What then is the second key reality of American political life that we must reconsider?

It is a sign of an immature, spectacle-ridden political system to be so utterly fascinated with the multi-layered selection of a new “king.” Worse, is a futile endeavor.

Presidential learning curve

Whether Hillary Clinton succeeds Obama, or whether it is Jeb Bush or anyone of the myriad potential candidates from a non-dynastic background (meaning not a Clinton or Bush), it doesn’t really matter. Theirs is a mission impossible – and not just because of how long the learning curve of the presidency is relative to the time available.

If Americans had any sense, they would do away with the 22nd Amendment, which limits Presidents to two terms in office.

The odds are that by the time Barack Obama has completed two terms of on-the-job training, he could actually make a pretty good President, compared to the unavoidable stumbles of a novice president.

A third-term president would likely be somebody who has grown realistic and no longer believes in the mythical power of giving speeches.

Somebody who has learned to change electoral majorities and engage in other brass-tack acts of “dirty” politics that get the real progress made.

The UK comparison

Most of all, though, that present incapacitation of politics is a direct result of present Americans’ fascination with the horse race aspect of politics. It is for a very good reason that the United States’ closest cousin, the UK, limits its election campaigns for the leader of the government to a few short weeks.

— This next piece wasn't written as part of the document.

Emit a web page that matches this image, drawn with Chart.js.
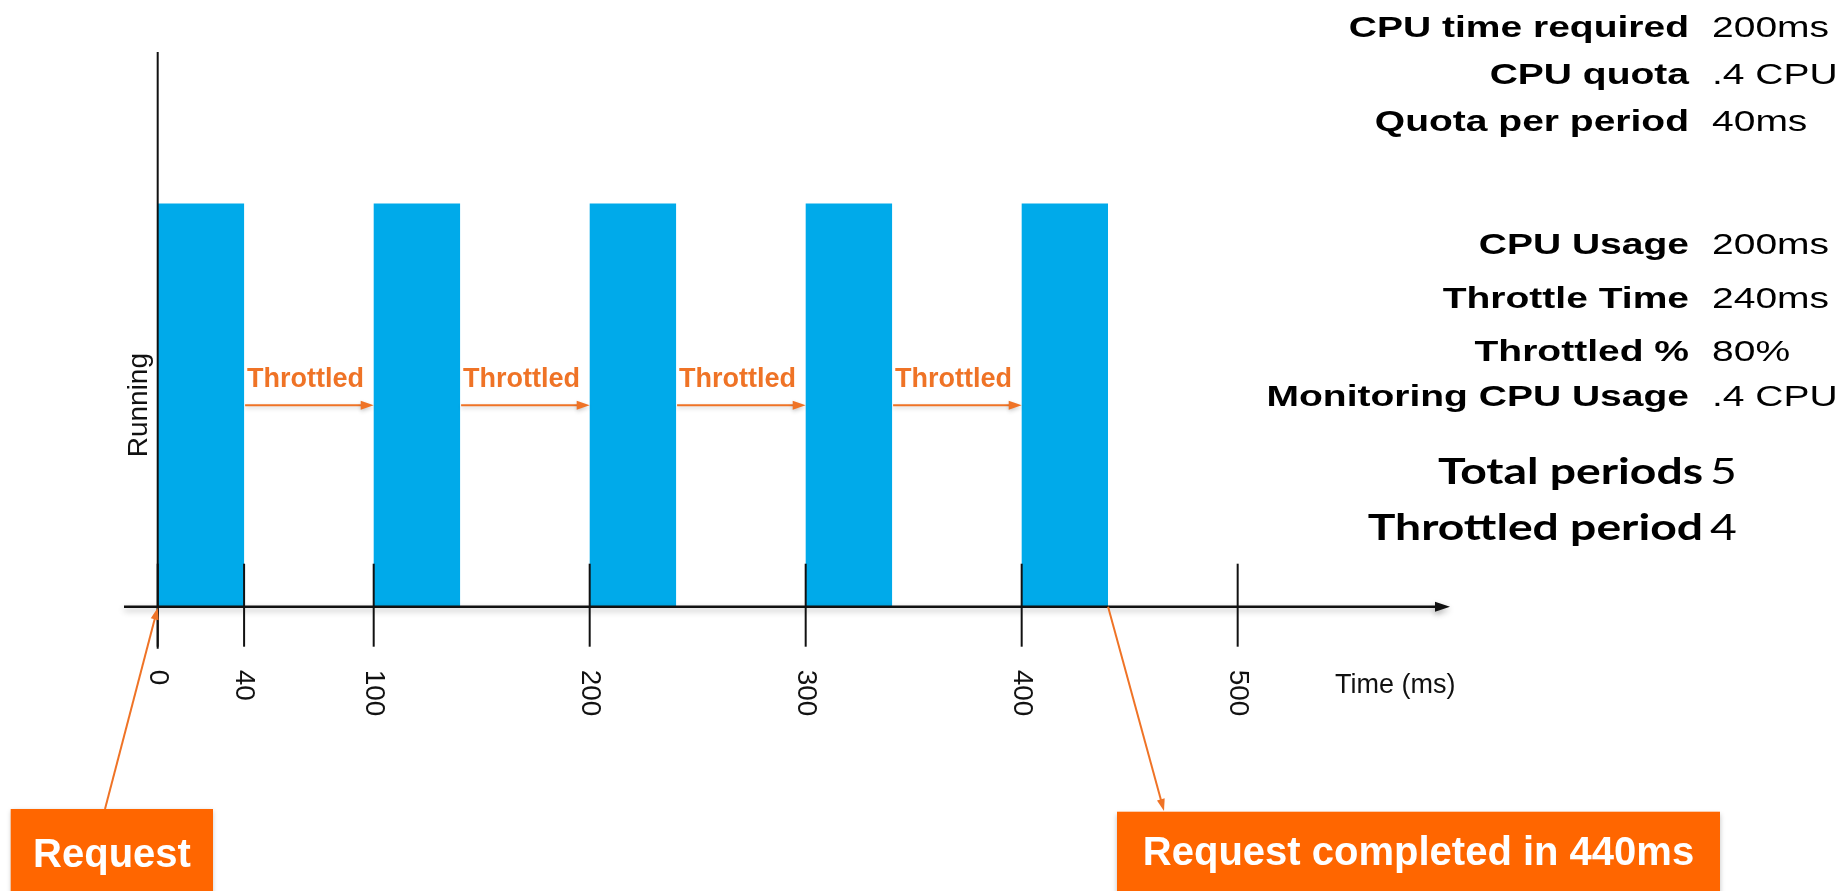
<!DOCTYPE html>
<html>
<head>
<meta charset="utf-8">
<title>CPU throttling</title>
<script src="https://cdn.jsdelivr.net/npm/chart.js@4.4.1/dist/chart.umd.min.js"></script>
<style>
  html, body { margin: 0; padding: 0; background: #fff; }
  #wrap { position: relative; width: 1844px; height: 891px; }
</style>
</head>
<body>
<div id="wrap"><canvas id="chart"></canvas></div>
<script>
// running slices in ms
const runStart = [0, 100, 200, 300, 400];
const runEnd = [40, 140, 240, 340, 440];
const runLevel = 1;
const tickValues = [0, 40, 100, 200, 300, 400, 500];
const throttleLabel = 'Throttled';
const requestLabel = 'Request';
const doneLabel = 'Request completed in 440ms';
const requestAt = 0;
const doneAt = 440;

const statLabels = ['CPU time required', 'CPU quota', 'Quota per period', 'CPU Usage', 'Throttle Time', 'Throttled %', 'Monitoring CPU Usage'];
const statValues = ['200ms', '.4 CPU', '40ms', '200ms', '240ms', '80%', '.4 CPU'];
const periodLabels = ['Total periods', 'Throttled period'];
const periodValues = ['5', '4'];

// layout of the side panel (baselines in px)
const panelRowY = [37, 84, 131, 254, 308, 361, 406];
const periodRowY = [484, 540];

const BLUE = '#00aaea';
const ORANGE = '#ef7326';
const BOX = '#ff6600';
const HELV = '"Liberation Sans", Arial, Helvetica, sans-serif';

// every run slice becomes a filled rectangle under the line
const points = [];
runStart.forEach((s, i) => {
  points.push({x: s, y: 0}, {x: s, y: runLevel}, {x: runEnd[i], y: runLevel}, {x: runEnd[i], y: 0});
});

function arrow(ctx, x1, y1, x2, y2, len, half) {
  const a = Math.atan2(y2 - y1, x2 - x1);
  ctx.beginPath();
  ctx.moveTo(x1, y1);
  ctx.lineTo(x2 - Math.cos(a) * len * 0.7, y2 - Math.sin(a) * len * 0.7);
  ctx.stroke();
  ctx.save();
  ctx.translate(x2, y2);
  ctx.rotate(a);
  ctx.beginPath();
  ctx.moveTo(0, 0);
  ctx.lineTo(-len, -half);
  ctx.lineTo(-len, half);
  ctx.closePath();
  ctx.fill();
  ctx.restore();
}

function stretched(ctx, text, px, py, sx, align) {
  ctx.save();
  ctx.translate(px, py);
  ctx.scale(sx, 1);
  ctx.textAlign = align;
  ctx.fillText(text, 0, 0);
  ctx.restore();
}

const diagram = {
  id: 'diagram',
  afterDatasetsDraw(chart) {
    const {ctx, chartArea: area, scales: {x, y}} = chart;
    const axisY = y.getPixelForValue(0);
    const x0 = x.getPixelForValue(0);
    ctx.save();

    // time axis
    ctx.strokeStyle = '#111';
    ctx.fillStyle = '#111';
    ctx.lineWidth = 2.5;
    ctx.shadowColor = 'rgba(0,0,0,0.3)';
    ctx.shadowBlur = 6;
    ctx.shadowOffsetY = 3;
    arrow(ctx, area.left, axisY, area.right, axisY, 15, 5);
    ctx.shadowColor = 'transparent';

    // running axis
    ctx.lineWidth = 2;
    ctx.beginPath();
    ctx.moveTo(x0, area.top);
    ctx.lineTo(x0, axisY + 42);
    ctx.stroke();

    // ticks + labels turned clockwise
    ctx.font = '28px ' + HELV;
    ctx.textBaseline = 'middle';
    ctx.textAlign = 'left';
    tickValues.forEach(v => {
      const px = x.getPixelForValue(v);
      ctx.beginPath();
      ctx.moveTo(px, axisY - 43);
      ctx.lineTo(px, axisY + 40);
      ctx.stroke();
      ctx.save();
      ctx.translate(px, axisY + 63);
      ctx.rotate(Math.PI / 2);
      ctx.fillText(String(v), 0, 0);
      ctx.restore();
    });

    ctx.textBaseline = 'alphabetic';
    ctx.font = '27px ' + HELV;
    ctx.fillText('Time (ms)', area.right - 115, axisY + 86);

    ctx.save();
    ctx.translate(x0 - 11, y.getPixelForValue(runLevel / 2));
    ctx.rotate(-Math.PI / 2);
    ctx.textAlign = 'center';
    ctx.font = '28px ' + HELV;
    ctx.fillText('Running', 0, 0);
    ctx.restore();

    // throttled gaps
    ctx.strokeStyle = ORANGE;
    ctx.fillStyle = ORANGE;
    ctx.lineWidth = 2;
    ctx.font = 'bold 27px ' + HELV;
    const ay = y.getPixelForValue(runLevel / 2);
    for (let i = 0; i < runStart.length - 1; i++) {
      const xs = x.getPixelForValue(runEnd[i]);
      const xe = x.getPixelForValue(runStart[i + 1]);
      ctx.shadowColor = 'rgba(0,0,0,0.2)';
      ctx.shadowBlur = 4;
      ctx.shadowOffsetY = 2;
      arrow(ctx, xs + 1, ay, xe, ay, 13, 4.5);
      ctx.shadowColor = 'transparent';
      ctx.fillText(throttleLabel, xs + 3, ay - 18.6);
    }

    // callouts
    ctx.shadowColor = 'rgba(0,0,0,0.25)';
    ctx.shadowBlur = 5;
    ctx.fillStyle = BOX;
    ctx.fillRect(10.7, 809, 202.3, 120);
    ctx.fillRect(1117, 811.7, 603, 120);
    ctx.shadowColor = 'transparent';

    ctx.fillStyle = '#fff';
    ctx.font = 'bold 40px ' + HELV;
    ctx.textAlign = 'center';
    ctx.fillText(requestLabel, 112, 866.7);
    ctx.fillText(doneLabel, 1418.5, 864.5);
    ctx.textAlign = 'left';

    ctx.strokeStyle = ORANGE;
    ctx.fillStyle = ORANGE;
    ctx.lineWidth = 2;
    arrow(ctx, 105, 809, x.getPixelForValue(requestAt), axisY + 1, 12, 4);
    arrow(ctx, x.getPixelForValue(doneAt), axisY, 1164, 811, 12, 4);

    // stats panel
    ctx.fillStyle = '#000';
    statLabels.forEach((label, i) => {
      ctx.font = 'bold 30px ' + HELV;
      stretched(ctx, label, 1689, panelRowY[i], 1.3, 'right');
      ctx.font = '30px ' + HELV;
      stretched(ctx, statValues[i], 1712, panelRowY[i], 1.3, 'left');
    });

    ctx.font = 'bold 37px Lato, "Open Sans", sans-serif';
    const sx = 265 / ctx.measureText(periodLabels[0]).width;
    periodLabels.forEach((label, i) => {
      ctx.font = 'bold 37px Lato, "Open Sans", sans-serif';
      stretched(ctx, label, 1703, periodRowY[i], sx, 'right');
      ctx.font = '37px Lato, "Open Sans", sans-serif';
      stretched(ctx, periodValues[i], 1710, periodRowY[i], sx, 'left');
    });

    ctx.restore();
  }
};

new Chart(document.getElementById('chart').getContext('2d'), {
  type: 'line',
  data: {
    datasets: [{
      label: 'Running',
      data: points,
      fill: 'origin',
      backgroundColor: BLUE,
      borderWidth: 0,
      pointRadius: 0,
      tension: 0
    }]
  },
  options: {
    responsive: true,
    maintainAspectRatio: false,
    animation: false,
    layout: { padding: { left: 124, right: 394, top: 52, bottom: 284.3 } },
    plugins: { legend: { display: false }, tooltip: { enabled: false } },
    scales: {
      x: { type: 'linear', min: -15.6, max: 598.3, display: false },
      y: { min: 0, max: 1.376, display: false }
    }
  },
  plugins: [diagram]
});
</script>
</body>
</html>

That provides Britain with the benefit of focusing their politicians on getting problems solved, rather than always being too busy to do so because of the eternal campaign that undermines U.S. democracy and politics.

Editor’s note: This essay was originally published on December 9, 2013. It has been updated by the author on June 5, 2014.

Takeaways

In today’s world, it is pretty much impossible for anybody to be successful as President of the United States.

It's time to realize that the horse race obsession in US politics precludes actual governance.